I think Jamie’s Italy might be our favourite Jamie book – it’s without a doubt the one we’ve cooked the most out of. This is a super way to use up aubergines which are bang in season at the moment. Jamie says this is a side dish but we served it as a main with some garlic bread and next time we’ll serve a green salad too. The revelation for us was to barbecue (or grill) the aubergines to avoid the oiliness you so often get with this dish.

Jamie’s Aubergine Parmigiana – to serve 6 as a side dish or 4 as a main

  • 3 large firm aubergines
  • olive oil
  • 1 onion, finely chopped
  • 1 clove of garlic, finely sliced
  • 1 heaped tsp dried oregano
  • 2 x 400g tins of good-quality plum tomatoes
  • a little wine vinegar
  • a large handful of basil
  • 4 large handfuls of freshly grated Parmesan
  • 2 handfuls of dried breadcrumbs (we used Panko)
  • a little fresh oregano, leaves chopped
  • 1 x 150g ball of buffalo mozzarella
Slice the aubergine into 1cm thick slices and set aside. Get the barbecue (or griddle pan) really hot. Meanwhile put some olive oil into a large pan and put onto a medium heat. Add the onion, garlic and dried oregano and cook for 10 minutes, until the onion is soft and the garlic has started to colour. Break up the tomatoes and add to the onion, garlic and oregano. Give it all a stir and cover and simmer slowly for 15 minutes.

Meanwhile, barbecue the aubergines until lightly charred, in batches. When the tomato sauce is reduced, season it carefully with salt, pepper and a tiny bit of wine vinegar, and add the basil.

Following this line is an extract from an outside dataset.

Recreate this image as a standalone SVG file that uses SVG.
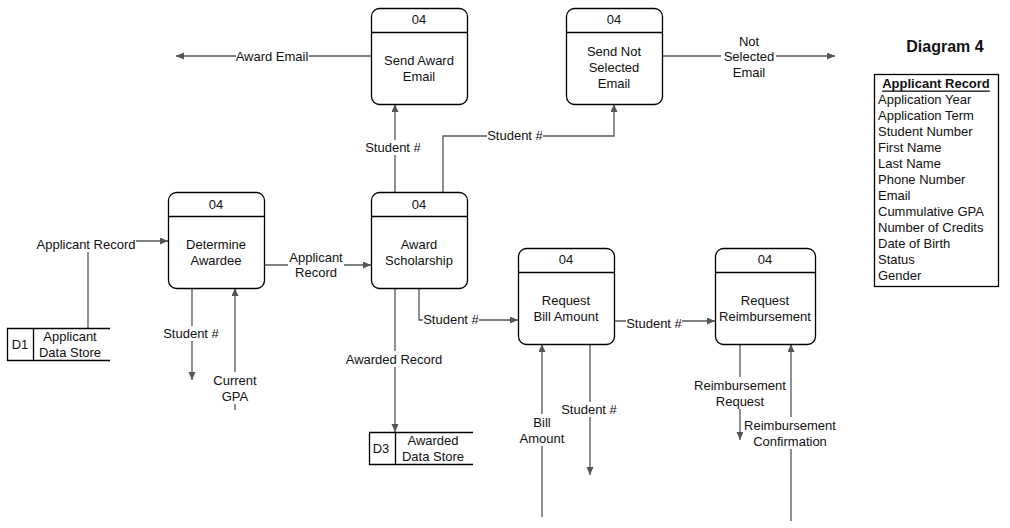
<svg xmlns="http://www.w3.org/2000/svg" width="1010" height="528" viewBox="0 0 1010 528">
<defs>
<marker id="arr" markerWidth="9" markerHeight="8" refX="8" refY="3.5" orient="auto" markerUnits="userSpaceOnUse">
<path d="M0,0 L8,3.5 L0,7 z" fill="#555"/>
</marker>
<style>
text{font-family:"Liberation Sans",Arial,sans-serif;font-size:13px;fill:#111;text-anchor:middle;dominant-baseline:central}
.box{fill:#fff;stroke:#000;stroke-width:1.3}
.hl{stroke:#000;stroke-width:1.3}
.st{fill:none;stroke:#000;stroke-width:1.3}
.c{fill:none;stroke:#555;stroke-width:1.3}
.a{marker-end:url(#arr)}
.bg{fill:#fff}
.title{font-size:16px;font-weight:bold}
.lst{text-anchor:start}
.hd{font-weight:bold;text-decoration:underline}
</style>
</defs>
<rect width="1010" height="528" fill="#fff"/>

<g id="connectors">
<path class="c a" d="M371,56 L176,56"/>
<path class="c a" d="M663,56 L835,56"/>
<path class="c a" d="M395,192 L395,104"/>
<path class="c a" d="M443,192 L443,136 L614,136 L614,104"/>
<path class="c a" d="M88,328 L88,241 L168,241"/>
<path class="c a" d="M265,265 L371,265"/>
<path class="c a" d="M192,288 L192,380"/>
<path class="c a" d="M235,410 L235,288"/>
<path class="c a" d="M395,288 L395,432"/>
<path class="c a" d="M419,288 L419,320 L518,320"/>
<path class="c a" d="M615,321 L715,321"/>
<path class="c a" d="M542,517 L542,344"/>
<path class="c a" d="M590,344 L590,475"/>
<path class="c a" d="M740,344 L740,440"/>
<path class="c a" d="M791,521 L791,344"/>

<rect class="bg" x="236" y="49" width="73" height="15"/>
<text x="272" y="56">Award Email</text>
<rect class="bg" x="721" y="33" width="55" height="47"/>
<text x="749" y="41">Not</text>
<text x="749" y="56">Selected</text>
<text x="749" y="72">Email</text>
<rect class="bg" x="365" y="140" width="56" height="15"/>
<text x="393" y="147">Student #</text>
<rect class="bg" x="487" y="128" width="56" height="15"/>
<text x="515" y="135">Student #</text>
<rect class="bg" x="37" y="236" width="99" height="16"/>
<text x="86" y="244">Applicant Record</text>
<rect class="bg" x="288" y="249" width="56" height="31"/>
<text x="316" y="257">Applicant</text>
<text x="316" y="272">Record</text>
<rect class="bg" x="163" y="326" width="56" height="15"/>
<text x="191" y="333">Student #</text>
<rect class="bg" x="210" y="372" width="50" height="32"/>
<text x="235" y="380">Current</text>
<text x="235" y="396">GPA</text>
<rect class="bg" x="346" y="351" width="96" height="16"/>
<text x="394" y="359">Awarded Record</text>
<rect class="bg" x="423" y="312" width="56" height="15"/>
<text x="451" y="319">Student #</text>
<rect class="bg" x="626" y="316" width="56" height="15"/>
<text x="654" y="323">Student #</text>
<rect class="bg" x="518" y="414" width="48" height="32"/>
<text x="542" y="422">Bill</text>
<text x="542" y="438">Amount</text>
<rect class="bg" x="561" y="402" width="56" height="15"/>
<text x="589" y="409">Student #</text>
<rect class="bg" x="693" y="377" width="94" height="32"/>
<text x="740" y="385">Reimbursement</text>
<text x="740" y="401">Request</text>
<rect class="bg" x="743" y="417" width="95" height="32"/>
<text x="790" y="425">Reimbursement</text>
<text x="790" y="441">Confirmation</text>
</g>

<g id="determine-awardee">
<rect class="box" x="168.5" y="192.5" width="96" height="96" rx="8"/>
<line class="hl" x1="168.5" y1="216.5" x2="264.5" y2="216.5"/>
<text x="216" y="204">04</text>
<text x="216" y="244">Determine</text>
<text x="216" y="260">Awardee</text>
</g>

<g id="award-scholarship">
<rect class="box" x="371.5" y="192.5" width="96" height="96" rx="8"/>
<line class="hl" x1="371.5" y1="216.5" x2="467.5" y2="216.5"/>
<text x="419" y="204">04</text>
<text x="419" y="244">Award</text>
<text x="419" y="260">Scholarship</text>
</g>

<g id="send-award-email">
<rect class="box" x="371.5" y="8.5" width="96" height="96" rx="8"/>
<line class="hl" x1="371.5" y1="32.5" x2="467.5" y2="32.5"/>
<text x="419" y="19">04</text>
<text x="419" y="60">Send Award</text>
<text x="419" y="76">Email</text>
</g>

<g id="send-not-selected-email">
<rect class="box" x="566.5" y="8.5" width="96" height="96" rx="8"/>
<line class="hl" x1="566.5" y1="32.5" x2="662.5" y2="32.5"/>
<text x="614" y="19">04</text>
<text x="614" y="51">Send Not</text>
<text x="614" y="67">Selected</text>
<text x="614" y="83">Email</text>
</g>

<g id="request-bill-amount">
<rect class="box" x="518.5" y="248.5" width="96" height="96" rx="8"/>
<line class="hl" x1="518.5" y1="272.5" x2="614.5" y2="272.5"/>
<text x="566" y="259">04</text>
<text x="566" y="300">Request</text>
<text x="566" y="316">Bill Amount</text>
</g>

<g id="request-reimbursement">
<rect class="box" x="715.5" y="248.5" width="100" height="96" rx="8"/>
<line class="hl" x1="715.5" y1="272.5" x2="815.5" y2="272.5"/>
<text x="765" y="259">04</text>
<text x="765" y="300">Request</text>
<text x="765" y="316">Reimbursement</text>
</g>

<g id="d1-applicant-data-store">
<path class="st" d="M110,328.5 H7.5 V360.5 H110 M33.5,328.5 V360.5"/>
<text x="20" y="344">D1</text>
<text x="70" y="336">Applicant</text>
<text x="70" y="352">Data Store</text>
</g>

<g id="d3-awarded-data-store">
<path class="st" d="M473,432.5 H369.5 V464.5 H473 M395.5,432.5 V464.5"/>
<text x="381" y="448">D3</text>
<text x="433" y="440">Awarded</text>
<text x="433" y="456">Data Store</text>
</g>

<g id="title">
<text class="title" x="945" y="46">Diagram 4</text>
</g>

<g id="applicant-record-legend">
<rect x="874.5" y="74.5" width="124" height="212" fill="#fff" stroke="#000" stroke-width="1.3"/>
<text class="hd" x="936" y="83">Applicant Record</text>
<text class="lst" x="878" y="99">Application Year</text>
<text class="lst" x="878" y="115">Application Term</text>
<text class="lst" x="878" y="131">Student Number</text>
<text class="lst" x="878" y="147">First Name</text>
<text class="lst" x="878" y="163">Last Name</text>
<text class="lst" x="878" y="179">Phone Number</text>
<text class="lst" x="878" y="195">Email</text>
<text class="lst" x="878" y="211">Cummulative GPA</text>
<text class="lst" x="878" y="227">Number of Credits</text>
<text class="lst" x="878" y="243">Date of Birth</text>
<text class="lst" x="878" y="259">Status</text>
<text class="lst" x="878" y="275">Gender</text>
</g>
</svg>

Put a small layer of tomato sauce is an earthenware dish, then a thin scattering of Parmesan, followed by a single layer of aubergines. Repeat until the ingredients are used, finishing with a little sauce and a good sprinkle of Parmesans. Tear the mozzarella over the top. Bake the dish at 190°C/375°F/gas 5 for half an hour until golden and bubbling.

Nice!

(Original recipe from Jamie’s Italy published by Penguin Group, 2005)

Wine suggestion: a great way to match food and wine is to look at where the food comes from … in this case Northern Italy so a nice Barbera d’Asti would work a treat.